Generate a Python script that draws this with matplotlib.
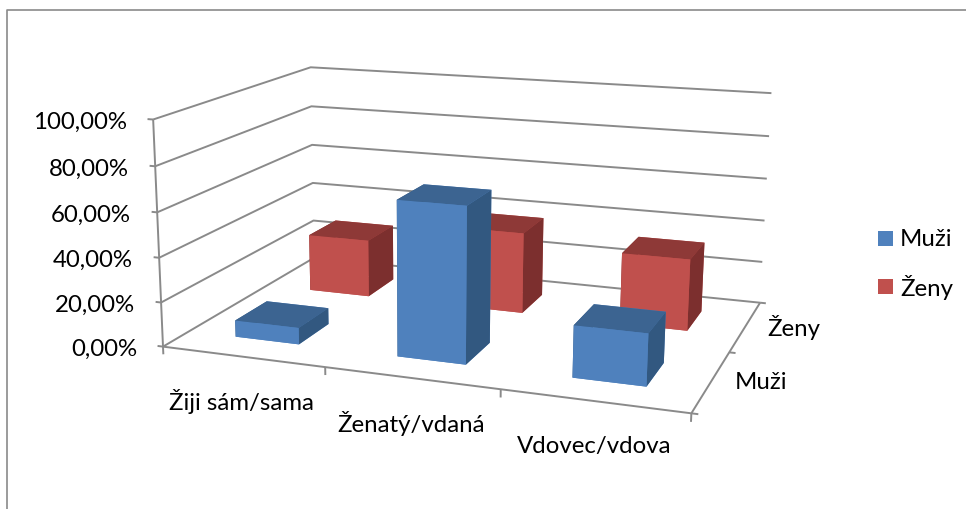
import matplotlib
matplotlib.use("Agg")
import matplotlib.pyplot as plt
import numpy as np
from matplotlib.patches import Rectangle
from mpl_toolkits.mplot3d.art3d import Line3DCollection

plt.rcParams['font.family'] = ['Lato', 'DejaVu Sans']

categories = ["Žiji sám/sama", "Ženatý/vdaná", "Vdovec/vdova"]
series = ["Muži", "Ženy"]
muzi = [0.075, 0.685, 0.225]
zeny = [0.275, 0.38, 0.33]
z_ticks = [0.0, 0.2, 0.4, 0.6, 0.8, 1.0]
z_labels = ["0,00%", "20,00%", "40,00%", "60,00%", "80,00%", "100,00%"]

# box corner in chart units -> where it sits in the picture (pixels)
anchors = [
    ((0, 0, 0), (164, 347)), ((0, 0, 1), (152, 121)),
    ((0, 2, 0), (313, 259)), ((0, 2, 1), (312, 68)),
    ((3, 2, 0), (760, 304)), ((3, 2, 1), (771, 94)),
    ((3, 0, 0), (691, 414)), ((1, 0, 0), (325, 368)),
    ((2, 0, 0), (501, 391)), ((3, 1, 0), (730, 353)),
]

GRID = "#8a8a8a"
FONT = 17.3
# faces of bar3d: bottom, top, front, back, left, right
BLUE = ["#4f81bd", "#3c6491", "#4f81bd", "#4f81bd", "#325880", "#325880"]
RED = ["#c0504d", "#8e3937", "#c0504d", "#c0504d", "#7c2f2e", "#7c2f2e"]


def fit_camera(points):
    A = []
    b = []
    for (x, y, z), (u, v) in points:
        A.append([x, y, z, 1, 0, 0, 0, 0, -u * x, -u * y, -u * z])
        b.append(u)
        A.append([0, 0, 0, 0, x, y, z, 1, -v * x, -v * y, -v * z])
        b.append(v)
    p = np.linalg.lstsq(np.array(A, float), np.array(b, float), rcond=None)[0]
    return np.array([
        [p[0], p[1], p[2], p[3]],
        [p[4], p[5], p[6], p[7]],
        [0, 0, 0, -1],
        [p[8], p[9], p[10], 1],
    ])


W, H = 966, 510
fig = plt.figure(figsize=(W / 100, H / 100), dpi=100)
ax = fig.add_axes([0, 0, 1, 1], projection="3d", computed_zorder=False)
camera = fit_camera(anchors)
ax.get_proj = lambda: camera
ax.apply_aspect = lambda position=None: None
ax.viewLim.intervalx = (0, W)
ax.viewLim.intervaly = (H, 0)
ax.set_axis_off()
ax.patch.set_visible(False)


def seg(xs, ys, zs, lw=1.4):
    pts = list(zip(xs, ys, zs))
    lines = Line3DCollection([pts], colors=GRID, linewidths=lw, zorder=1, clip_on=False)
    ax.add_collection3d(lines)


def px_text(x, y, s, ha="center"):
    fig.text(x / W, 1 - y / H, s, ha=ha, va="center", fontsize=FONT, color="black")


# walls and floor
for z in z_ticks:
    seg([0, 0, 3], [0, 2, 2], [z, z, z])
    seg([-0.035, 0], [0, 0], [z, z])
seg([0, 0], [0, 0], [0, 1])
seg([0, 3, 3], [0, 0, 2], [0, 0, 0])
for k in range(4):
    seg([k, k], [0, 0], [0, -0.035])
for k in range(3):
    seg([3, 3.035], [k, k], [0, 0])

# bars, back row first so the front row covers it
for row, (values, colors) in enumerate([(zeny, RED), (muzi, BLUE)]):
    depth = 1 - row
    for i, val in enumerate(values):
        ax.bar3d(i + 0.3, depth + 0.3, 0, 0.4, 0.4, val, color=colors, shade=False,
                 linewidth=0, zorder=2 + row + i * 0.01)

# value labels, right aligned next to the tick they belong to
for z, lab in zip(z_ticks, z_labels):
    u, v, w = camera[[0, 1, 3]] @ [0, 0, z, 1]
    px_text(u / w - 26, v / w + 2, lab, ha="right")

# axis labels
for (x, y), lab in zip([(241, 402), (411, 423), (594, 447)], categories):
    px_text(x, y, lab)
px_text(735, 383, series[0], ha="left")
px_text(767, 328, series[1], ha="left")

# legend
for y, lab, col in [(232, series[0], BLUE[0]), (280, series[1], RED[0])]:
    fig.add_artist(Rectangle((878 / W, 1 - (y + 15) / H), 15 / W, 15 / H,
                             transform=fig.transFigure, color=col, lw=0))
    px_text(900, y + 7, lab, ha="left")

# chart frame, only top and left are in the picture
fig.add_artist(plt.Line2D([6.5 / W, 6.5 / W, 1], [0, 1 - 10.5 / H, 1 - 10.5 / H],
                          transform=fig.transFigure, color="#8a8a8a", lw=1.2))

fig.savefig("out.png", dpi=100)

● ● ● ● ● ● ●

Copy out all of the material exactly as written, without its pictures.

Generate a Python script that draws this with matplotlib.
import matplotlib
matplotlib.use("Agg")
import matplotlib.pyplot as plt
import numpy as np
from matplotlib.patches import Rectangle
from mpl_toolkits.mplot3d.art3d import Line3DCollection

plt.rcParams['font.family'] = ['Lato', 'DejaVu Sans']

categories = ["Žiji sám/sama", "Ženatý/vdaná", "Vdovec/vdova"]
series = ["Muži", "Ženy"]
muzi = [0.075, 0.685, 0.225]
zeny = [0.275, 0.38, 0.33]
z_ticks = [0.0, 0.2, 0.4, 0.6, 0.8, 1.0]
z_labels = ["0,00%", "20,00%", "40,00%", "60,00%", "80,00%", "100,00%"]

# box corner in chart units -> where it sits in the picture (pixels)
anchors = [
    ((0, 0, 0), (164, 347)), ((0, 0, 1), (152, 121)),
    ((0, 2, 0), (313, 259)), ((0, 2, 1), (312, 68)),
    ((3, 2, 0), (760, 304)), ((3, 2, 1), (771, 94)),
    ((3, 0, 0), (691, 414)), ((1, 0, 0), (325, 368)),
    ((2, 0, 0), (501, 391)), ((3, 1, 0), (730, 353)),
]

GRID = "#8a8a8a"
FONT = 17.3
# faces of bar3d: bottom, top, front, back, left, right
BLUE = ["#4f81bd", "#3c6491", "#4f81bd", "#4f81bd", "#325880", "#325880"]
RED = ["#c0504d", "#8e3937", "#c0504d", "#c0504d", "#7c2f2e", "#7c2f2e"]


def fit_camera(points):
    A = []
    b = []
    for (x, y, z), (u, v) in points:
        A.append([x, y, z, 1, 0, 0, 0, 0, -u * x, -u * y, -u * z])
        b.append(u)
        A.append([0, 0, 0, 0, x, y, z, 1, -v * x, -v * y, -v * z])
        b.append(v)
    p = np.linalg.lstsq(np.array(A, float), np.array(b, float), rcond=None)[0]
    return np.array([
        [p[0], p[1], p[2], p[3]],
        [p[4], p[5], p[6], p[7]],
        [0, 0, 0, -1],
        [p[8], p[9], p[10], 1],
    ])


W, H = 966, 510
fig = plt.figure(figsize=(W / 100, H / 100), dpi=100)
ax = fig.add_axes([0, 0, 1, 1], projection="3d", computed_zorder=False)
camera = fit_camera(anchors)
ax.get_proj = lambda: camera
ax.apply_aspect = lambda position=None: None
ax.viewLim.intervalx = (0, W)
ax.viewLim.intervaly = (H, 0)
ax.set_axis_off()
ax.patch.set_visible(False)


def seg(xs, ys, zs, lw=1.4):
    pts = list(zip(xs, ys, zs))
    lines = Line3DCollection([pts], colors=GRID, linewidths=lw, zorder=1, clip_on=False)
    ax.add_collection3d(lines)


def px_text(x, y, s, ha="center"):
    fig.text(x / W, 1 - y / H, s, ha=ha, va="center", fontsize=FONT, color="black")


# walls and floor
for z in z_ticks:
    seg([0, 0, 3], [0, 2, 2], [z, z, z])
    seg([-0.035, 0], [0, 0], [z, z])
seg([0, 0], [0, 0], [0, 1])
seg([0, 3, 3], [0, 0, 2], [0, 0, 0])
for k in range(4):
    seg([k, k], [0, 0], [0, -0.035])
for k in range(3):
    seg([3, 3.035], [k, k], [0, 0])

# bars, back row first so the front row covers it
for row, (values, colors) in enumerate([(zeny, RED), (muzi, BLUE)]):
    depth = 1 - row
    for i, val in enumerate(values):
        ax.bar3d(i + 0.3, depth + 0.3, 0, 0.4, 0.4, val, color=colors, shade=False,
                 linewidth=0, zorder=2 + row + i * 0.01)

# value labels, right aligned next to the tick they belong to
for z, lab in zip(z_ticks, z_labels):
    u, v, w = camera[[0, 1, 3]] @ [0, 0, z, 1]
    px_text(u / w - 26, v / w + 2, lab, ha="right")

# axis labels
for (x, y), lab in zip([(241, 402), (411, 423), (594, 447)], categories):
    px_text(x, y, lab)
px_text(735, 383, series[0], ha="left")
px_text(767, 328, series[1], ha="left")

# legend
for y, lab, col in [(232, series[0], BLUE[0]), (280, series[1], RED[0])]:
    fig.add_artist(Rectangle((878 / W, 1 - (y + 15) / H), 15 / W, 15 / H,
                             transform=fig.transFigure, color=col, lw=0))
    px_text(900, y + 7, lab, ha="left")

# chart frame, only top and left are in the picture
fig.add_artist(plt.Line2D([6.5 / W, 6.5 / W, 1], [0, 1 - 10.5 / H, 1 - 10.5 / H],
                          transform=fig.transFigure, color="#8a8a8a", lw=1.2))

fig.savefig("out.png", dpi=100)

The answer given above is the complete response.